Death Panels

There’s been a lot of blathering about this, so I want to throw my two cents in:

Short version:

It is not possible to have a government run / controlled / funded /managed health care system without having death panels. That is one of the many reasons why government health care is a bad idea.

Longer version:

Any and every health care system must have ways of deciding who will get what care. In a totally private system, it’s decided by money: if you’re willing and able to pay, you get the service, if you aren’t / can’t, you don’t. In our current system, if you have health insurance, your insurance company makes decisions about what it’s willing to cover, and may you have to fight with it / jump through its hoops in order to get the treatment you want. Or you can sue it, or you can just pay for it yourself, or you can not get the treatment, and continue to suffer through the problem (or just die).
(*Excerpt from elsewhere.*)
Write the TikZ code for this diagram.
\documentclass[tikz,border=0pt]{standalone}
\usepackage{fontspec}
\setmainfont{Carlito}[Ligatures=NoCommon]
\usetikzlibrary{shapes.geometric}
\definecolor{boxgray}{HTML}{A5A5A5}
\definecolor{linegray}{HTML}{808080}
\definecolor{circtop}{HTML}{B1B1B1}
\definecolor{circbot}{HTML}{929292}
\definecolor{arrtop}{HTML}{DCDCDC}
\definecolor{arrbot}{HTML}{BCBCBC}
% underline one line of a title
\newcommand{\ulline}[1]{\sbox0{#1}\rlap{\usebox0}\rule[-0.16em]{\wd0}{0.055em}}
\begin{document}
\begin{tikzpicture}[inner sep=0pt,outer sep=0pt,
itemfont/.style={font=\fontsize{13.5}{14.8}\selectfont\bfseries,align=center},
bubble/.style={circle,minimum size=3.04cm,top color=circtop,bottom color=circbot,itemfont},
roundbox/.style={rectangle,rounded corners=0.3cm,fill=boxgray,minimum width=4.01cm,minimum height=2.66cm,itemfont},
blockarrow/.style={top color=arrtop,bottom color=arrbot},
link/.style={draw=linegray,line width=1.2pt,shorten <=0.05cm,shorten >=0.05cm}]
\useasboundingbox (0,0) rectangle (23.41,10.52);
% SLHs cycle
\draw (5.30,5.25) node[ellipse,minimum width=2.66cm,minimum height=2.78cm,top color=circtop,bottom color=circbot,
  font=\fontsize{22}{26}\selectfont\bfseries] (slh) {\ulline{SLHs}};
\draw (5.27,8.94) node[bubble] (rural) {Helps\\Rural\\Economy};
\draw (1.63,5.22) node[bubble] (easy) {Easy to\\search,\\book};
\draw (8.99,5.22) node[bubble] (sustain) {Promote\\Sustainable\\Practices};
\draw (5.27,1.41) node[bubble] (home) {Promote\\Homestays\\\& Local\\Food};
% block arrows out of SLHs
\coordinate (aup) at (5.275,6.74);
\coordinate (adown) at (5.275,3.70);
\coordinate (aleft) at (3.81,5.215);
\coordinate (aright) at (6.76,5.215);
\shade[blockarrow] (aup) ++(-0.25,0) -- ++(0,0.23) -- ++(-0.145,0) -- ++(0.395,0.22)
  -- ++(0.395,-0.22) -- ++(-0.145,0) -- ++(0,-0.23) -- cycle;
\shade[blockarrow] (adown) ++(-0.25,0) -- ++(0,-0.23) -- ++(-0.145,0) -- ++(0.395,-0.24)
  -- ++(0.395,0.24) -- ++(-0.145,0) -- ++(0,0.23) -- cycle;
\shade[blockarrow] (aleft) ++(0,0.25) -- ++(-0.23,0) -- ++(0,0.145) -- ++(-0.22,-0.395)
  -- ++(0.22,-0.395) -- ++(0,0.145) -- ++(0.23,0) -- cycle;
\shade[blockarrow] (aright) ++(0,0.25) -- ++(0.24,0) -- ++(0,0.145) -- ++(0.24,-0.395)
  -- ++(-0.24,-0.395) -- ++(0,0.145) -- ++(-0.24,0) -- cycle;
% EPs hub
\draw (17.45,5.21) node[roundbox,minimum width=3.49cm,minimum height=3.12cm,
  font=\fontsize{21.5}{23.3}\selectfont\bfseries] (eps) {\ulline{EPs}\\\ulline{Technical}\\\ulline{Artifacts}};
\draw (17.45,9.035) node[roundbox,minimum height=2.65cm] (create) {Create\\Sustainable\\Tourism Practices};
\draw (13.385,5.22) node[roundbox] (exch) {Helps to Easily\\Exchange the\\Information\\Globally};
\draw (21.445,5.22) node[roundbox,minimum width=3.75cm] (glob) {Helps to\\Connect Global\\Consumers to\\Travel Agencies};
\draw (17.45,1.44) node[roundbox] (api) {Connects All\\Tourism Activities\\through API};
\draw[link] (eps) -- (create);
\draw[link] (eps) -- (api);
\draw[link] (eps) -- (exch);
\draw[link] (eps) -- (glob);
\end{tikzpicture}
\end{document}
As someone (who I can’t remember) pointed out: in this system , the government serves as “umpire”, deciding who should win each argument. The other “umpire” is “the market”: if a company’s insurance provider is routinely stiffing its employees, the company is likely to drop that provider, and switch to a different one.

In a government health care system, the government will have to decide what treatments are covered, and what aren’t. Which conditions justify the expensive red pill, which ones only get the cheaper (but less effective) blue pill, and which ones get you a trip to the hospice, or an aspirin and a call back in two weeks (if you’re still alive then). And since our political representatives are chickenshits who do their best to avoid having to make decisions, there will be a “panel” to decide what gets covered, and what doesn’t. In Britain, that panel is called NICE (National Institute for Health and Clinical Excellence: “NICE is an independent organisation responsible for providing national guidance on promoting good health and preventing and treating ill health”) President Obama is pushing for IMAC, (“Yesterday, a group of some of the most distinguished health economists in the country sent a letter to the President and Congress in support of the Administration’s proposal for the establishment of an independent board of doctors and health experts to guide Medicare policy. This Independent Medicare Advisory Council (IMAC) would make recommendations on Medicare reimbursement policy and other reforms – playing a critical role in allowing health care policy to adjust flexibly to a dynamic health care market, thereby helping contain costs and improve quality over time. As the authors note, ‘a properly structured Independent Medicare Advisory Council (IMAC), with a congressional mandate and authority to do so, can reduce the rate of growth of health expenditures substantially.‘”) He already had the Federal Coordinating Council for Comparative Effectiveness Research added to Porkulus. Both of those, by any reasonale definition of the term, are “death panels”. Panels that will decide whether you are worth treating, or if you should be left to die.

Will they decide it for you, personally? No. Will they “send death squads out to round up Trig Palin“? No. Might they decide it’s not worth the effort to fund “extreme” health care for people with Down’s Syndrome? Yes. Might they decide that your grandma doesn’t need that hip replacement, or pacemaker? Oh Hell yes!

Now, if you’re really rich, you can fly someplace else and get treatment, or, if your government allows it, you can pay for it yourself in your country (if, of course, your country has the ability to provide what you want. After all, the main way of government rationing will be to simply not provide the capability, or not provide enough of it, in the first place). But for the rest of us, those government panels will be deciding whether or not we get treated. Not the market, not an insurance company that can be dumped if we don’t like it’s choices, the government.

You know, the same government that has to pay for the care if it decides it’s “appropriate”.

Would you like to play baseball when all the umpires have been hired, and paid, by the other team? If not, then you don’t want those government death panels deciding when it’s not longer “cost effective” to keep you alive.